● PROBLEM REQUIREMENTS: It is required that the lines from the top of the listing through the line with "7.42, 7.90, 8.35]" be reproduced exactly, excluding pictures.

● DATA SHOWN:

○ ○ ○ ○ ○ ○ ○

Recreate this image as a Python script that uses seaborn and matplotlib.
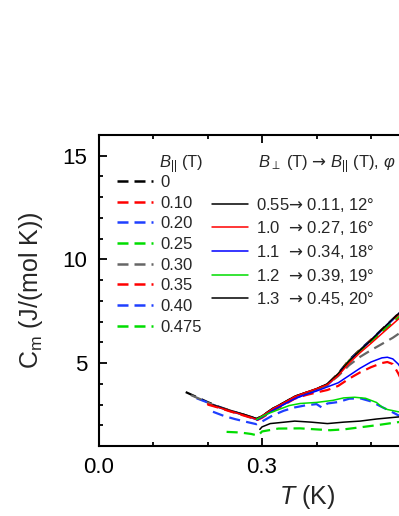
import matplotlib
matplotlib.use("Agg")
import matplotlib.pyplot as plt
from matplotlib.lines import Line2D
from matplotlib.ticker import MultipleLocator, FixedLocator
import seaborn as sns

# zero-field / parallel-field curves (dashed)
t_b000 = [0.16, 0.18, 0.20, 0.22, 0.24, 0.26, 0.28, 0.29, 0.30, 0.32, 0.34, 0.36, 0.38, 0.40, 0.42, 0.44, 0.46, 0.48, 0.50, 0.52, 0.54, 0.56, 0.58, 0.60]
c_b000 = [3.60, 3.36, 3.12, 2.90, 2.72, 2.56, 2.40, 2.30, 2.44, 2.80, 3.08, 3.38, 3.56, 3.74, 3.98, 4.50, 5.15, 5.65, 6.12, 6.62, 7.12, 7.62, 8.10, 8.60]

t_b010 = [0.20, 0.22, 0.24, 0.26, 0.28, 0.29, 0.30, 0.32, 0.34, 0.36, 0.38, 0.40, 0.42, 0.44, 0.46, 0.48, 0.50, 0.52, 0.54, 0.56, 0.58, 0.60]
c_b010 = [3.05, 2.88, 2.70, 2.54, 2.38, 2.25, 2.40, 2.76, 3.05, 3.36, 3.55, 3.72, 3.97, 4.48, 5.12, 5.62, 6.10, 6.58, 7.08, 7.58, 8.05, 8.55]

t_b020 = [0.18, 0.20, 0.22, 0.24, 0.26, 0.28, 0.29, 0.30, 0.32, 0.34, 0.36, 0.38, 0.40, 0.42, 0.44, 0.46, 0.48, 0.50, 0.52, 0.54, 0.56, 0.58, 0.60]
c_b020 = [3.30, 3.10, 2.88, 2.70, 2.55, 2.38, 2.28, 2.40, 2.74, 3.02, 3.30, 3.50, 3.70, 3.94, 4.45, 5.10, 5.62, 6.10, 6.60, 7.10, 7.60, 8.08, 8.58]

t_b025 = [0.29, 0.30, 0.32, 0.34, 0.36, 0.38, 0.40, 0.42, 0.44, 0.46, 0.48, 0.50, 0.52, 0.54, 0.56, 0.58, 0.60]
c_b025 = [2.30, 2.42, 2.76, 3.04, 3.34, 3.54, 3.72, 3.96, 4.45, 5.10, 5.60, 6.05, 6.50, 6.95, 7.42, 7.90, 8.35]

t_b030 = [0.17, 0.19, 0.21, 0.23, 0.25, 0.27, 0.29, 0.30, 0.32, 0.34, 0.36, 0.38, 0.40, 0.42, 0.44, 0.46, 0.48, 0.50, 0.52, 0.54, 0.56, 0.58, 0.60]
c_b030 = [3.45, 3.22, 2.98, 2.80, 2.64, 2.48, 2.32, 2.42, 2.78, 3.06, 3.36, 3.56, 3.74, 3.96, 4.38, 4.90, 5.30, 5.62, 5.92, 6.22, 6.58, 6.90, 7.20]

t_b035 = [0.20, 0.22, 0.24, 0.26, 0.28, 0.29, 0.30, 0.32, 0.34, 0.36, 0.38, 0.40, 0.42, 0.44, 0.46, 0.48, 0.50, 0.52, 0.53, 0.54, 0.55, 0.56, 0.58]
c_b035 = [3.00, 2.85, 2.68, 2.52, 2.36, 2.24, 2.36, 2.70, 2.98, 3.28, 3.45, 3.58, 3.70, 3.90, 4.25, 4.55, 4.80, 5.00, 5.05, 4.95, 4.50, 3.95, 3.30]

t_b040 = [0.21, 0.23, 0.25, 0.27, 0.29, 0.30, 0.32, 0.34, 0.36, 0.38, 0.40, 0.41, 0.42, 0.44, 0.46, 0.48, 0.50, 0.52, 0.54, 0.55, 0.56, 0.58]
c_b040 = [2.65, 2.45, 2.30, 2.17, 2.05, 2.18, 2.48, 2.70, 2.86, 2.96, 3.02, 2.85, 3.05, 3.12, 3.28, 3.30, 3.15, 2.88, 2.62, 2.48, 2.42, 2.35]

t_b0475 = [0.235, 0.26, 0.28, 0.293, 0.30, 0.33, 0.37, 0.40, 0.425, 0.45, 0.48, 0.51, 0.55, 0.58]
c_b0475 = [1.68, 1.65, 1.58, 1.50, 1.70, 1.84, 1.85, 1.80, 1.76, 1.80, 1.90, 2.00, 2.15, 2.25]

# tilted-field curves (solid)
t_p055 = [0.21, 0.23, 0.25, 0.27, 0.29, 0.30, 0.32, 0.34, 0.36, 0.38, 0.40, 0.42, 0.44, 0.46, 0.48, 0.50, 0.52, 0.54, 0.56, 0.58, 0.60]
c_p055 = [2.98, 2.80, 2.64, 2.50, 2.32, 2.45, 2.82, 3.10, 3.40, 3.58, 3.76, 4.00, 4.48, 5.10, 5.62, 6.10, 6.62, 7.12, 7.62, 8.10, 8.60]

t_p100 = [0.20, 0.22, 0.24, 0.26, 0.28, 0.29, 0.30, 0.32, 0.34, 0.36, 0.38, 0.40, 0.42, 0.44, 0.46, 0.48, 0.50, 0.52, 0.54, 0.56, 0.58, 0.60]
c_p100 = [3.02, 2.86, 2.70, 2.54, 2.38, 2.28, 2.44, 2.80, 3.08, 3.38, 3.58, 3.76, 3.96, 4.40, 5.00, 5.50, 5.95, 6.42, 6.88, 7.35, 7.80, 8.25]

t_p110 = [0.29, 0.30, 0.32, 0.34, 0.36, 0.38, 0.40, 0.42, 0.44, 0.46, 0.48, 0.50, 0.52, 0.53, 0.54, 0.55, 0.56, 0.58]
c_p110 = [2.25, 2.38, 2.72, 3.00, 3.28, 3.48, 3.65, 3.85, 4.05, 4.40, 4.75, 5.05, 5.25, 5.28, 5.20, 4.95, 4.55, 3.85]

t_p120 = [0.29, 0.31, 0.33, 0.35, 0.37, 0.40, 0.43, 0.45, 0.47, 0.49, 0.51, 0.52, 0.53, 0.55, 0.58]
c_p120 = [2.28, 2.55, 2.75, 2.95, 3.05, 3.10, 3.20, 3.32, 3.35, 3.30, 3.10, 2.88, 2.76, 2.65, 2.60]

t_p130 = [0.296, 0.30, 0.315, 0.33, 0.36, 0.39, 0.42, 0.45, 0.48, 0.51, 0.55, 0.58]
c_p130 = [1.80, 1.92, 2.08, 2.12, 2.20, 2.15, 2.08, 2.15, 2.20, 2.30, 2.40, 2.45]

arrow = "$\\mathsf{\u2192}$"

par_title = "$\\it{B}_{||}$ (T)"
par_labels = ["0", "0.10", "0.20", "0.25", "0.30", "0.35", "0.40", "0.475"]
par_colors = ["black", "red", "#1f3fff", "#00dd00", "#666666", "red", "#1f3fff", "#00dd00"]
par_data = [(t_b000, c_b000), (t_b010, c_b010), (t_b020, c_b020), (t_b025, c_b025),
            (t_b030, c_b030), (t_b035, c_b035), (t_b040, c_b040), (t_b0475, c_b0475)]

tilt_title = "$\\it{B}_{\\perp}$ (T) " + arrow + " $\\it{B}_{||}$ (T), $\\varphi$"
tilt_labels = ["0.55" + arrow + " 0.11, 12\u00b0", "1.0  " + arrow + " 0.27, 16\u00b0",
               "1.1  " + arrow + " 0.34, 18\u00b0", "1.2  " + arrow + " 0.39, 19\u00b0",
               "1.3  " + arrow + " 0.45, 20\u00b0"]
tilt_colors = ["black", "red", "blue", "#00dd00", "black"]
tilt_data = [(t_p055, c_p055), (t_p100, c_p100), (t_p110, c_p110), (t_p120, c_p120), (t_p130, c_p130)]

sns.set_theme(style="ticks")
plt.rcParams["font.family"] = ["Liberation Sans", "DejaVu Sans"]
plt.rcParams["mathtext.fontset"] = "custom"
plt.rcParams["mathtext.rm"] = "Liberation Sans"
plt.rcParams["mathtext.it"] = "Liberation Sans:italic"
plt.rcParams["mathtext.sf"] = "DejaVu Sans"

fig = plt.figure(figsize=(3.99, 5.16), dpi=100)
ax = fig.add_axes([0.2469, 0.1357, 1.0927, 0.6027])

dash = (0, (5.0, 2.8))
for (t, c), col in zip(par_data, par_colors):
    sns.lineplot(x=t, y=c, ax=ax, color=col, lw=1.6, linestyle=dash, sort=False, estimator=None)
for (t, c), col in zip(tilt_data, tilt_colors):
    sns.lineplot(x=t, y=c, ax=ax, color=col, lw=1.1, sort=False, estimator=None)

ax.set_xlim(0, 0.8)
ax.set_ylim(1, 16)
ax.xaxis.set_major_locator(FixedLocator([0.0, 0.3]))
ax.xaxis.set_minor_locator(MultipleLocator(0.1))
ax.yaxis.set_major_locator(MultipleLocator(5))
ax.yaxis.set_minor_locator(MultipleLocator(1))
ax.xaxis.set_major_formatter(matplotlib.ticker.FormatStrFormatter("%.1f"))
ax.tick_params(which="both", direction="in", top=True, right=True, labelsize=16, width=1.3, colors="black")
ax.tick_params(which="major", length=6, pad=8)
ax.tick_params(which="minor", length=3)
for s in ax.spines.values():
    s.set_linewidth(1.5)
    s.set_color("black")

ax.set_xlabel("$\\it{T}$ (K)", fontsize=18)
ax.set_ylabel("C$_\\mathrm{m}$ (J/(mol K))", fontsize=18)
ax.xaxis.set_label_coords(0.479, -0.118)
ax.yaxis.set_label_coords(-0.122, 0.5)

# legend: left column dashed, right column solid (one empty row on top)
blank = Line2D([], [], color="none")
handles = [Line2D([], [], color=c, lw=1.8, linestyle=(0, (4.4, 2.4))) for c in par_colors]
labels = list(par_labels)
handles += [blank] + [Line2D([], [], color=c, lw=1.1) for c in tilt_colors] + [blank, blank]
labels += [""] + tilt_labels + ["", ""]

ax.legend(handles, labels, ncol=2, loc="upper left", bbox_to_anchor=(117 / 399, 1 - 175 / 516),
          bbox_transform=fig.transFigure, frameon=False, fontsize=12, borderpad=0, borderaxespad=0,
          handlelength=2.15, handletextpad=0.48, columnspacing=0.6, labelspacing=0.34)

fig.text(159 / 399, 1 - 165 / 516, par_title, fontsize=12, va="center", ha="left")
fig.text(258 / 399, 1 - 165 / 516, tilt_title, fontsize=12, va="center", ha="left")

fig.savefig("out.png", dpi=100)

○ ○ ○ ○ ○ ○ ○

● ANSWER TO THE TASK:
Recreate this image as a Python script that uses seaborn and matplotlib.
import matplotlib
matplotlib.use("Agg")
import matplotlib.pyplot as plt
from matplotlib.lines import Line2D
from matplotlib.ticker import MultipleLocator, FixedLocator
import seaborn as sns

# zero-field / parallel-field curves (dashed)
t_b000 = [0.16, 0.18, 0.20, 0.22, 0.24, 0.26, 0.28, 0.29, 0.30, 0.32, 0.34, 0.36, 0.38, 0.40, 0.42, 0.44, 0.46, 0.48, 0.50, 0.52, 0.54, 0.56, 0.58, 0.60]
c_b000 = [3.60, 3.36, 3.12, 2.90, 2.72, 2.56, 2.40, 2.30, 2.44, 2.80, 3.08, 3.38, 3.56, 3.74, 3.98, 4.50, 5.15, 5.65, 6.12, 6.62, 7.12, 7.62, 8.10, 8.60]

t_b010 = [0.20, 0.22, 0.24, 0.26, 0.28, 0.29, 0.30, 0.32, 0.34, 0.36, 0.38, 0.40, 0.42, 0.44, 0.46, 0.48, 0.50, 0.52, 0.54, 0.56, 0.58, 0.60]
c_b010 = [3.05, 2.88, 2.70, 2.54, 2.38, 2.25, 2.40, 2.76, 3.05, 3.36, 3.55, 3.72, 3.97, 4.48, 5.12, 5.62, 6.10, 6.58, 7.08, 7.58, 8.05, 8.55]

t_b020 = [0.18, 0.20, 0.22, 0.24, 0.26, 0.28, 0.29, 0.30, 0.32, 0.34, 0.36, 0.38, 0.40, 0.42, 0.44, 0.46, 0.48, 0.50, 0.52, 0.54, 0.56, 0.58, 0.60]
c_b020 = [3.30, 3.10, 2.88, 2.70, 2.55, 2.38, 2.28, 2.40, 2.74, 3.02, 3.30, 3.50, 3.70, 3.94, 4.45, 5.10, 5.62, 6.10, 6.60, 7.10, 7.60, 8.08, 8.58]

t_b025 = [0.29, 0.30, 0.32, 0.34, 0.36, 0.38, 0.40, 0.42, 0.44, 0.46, 0.48, 0.50, 0.52, 0.54, 0.56, 0.58, 0.60]
c_b025 = [2.30, 2.42, 2.76, 3.04, 3.34, 3.54, 3.72, 3.96, 4.45, 5.10, 5.60, 6.05, 6.50, 6.95, 7.42, 7.90, 8.35]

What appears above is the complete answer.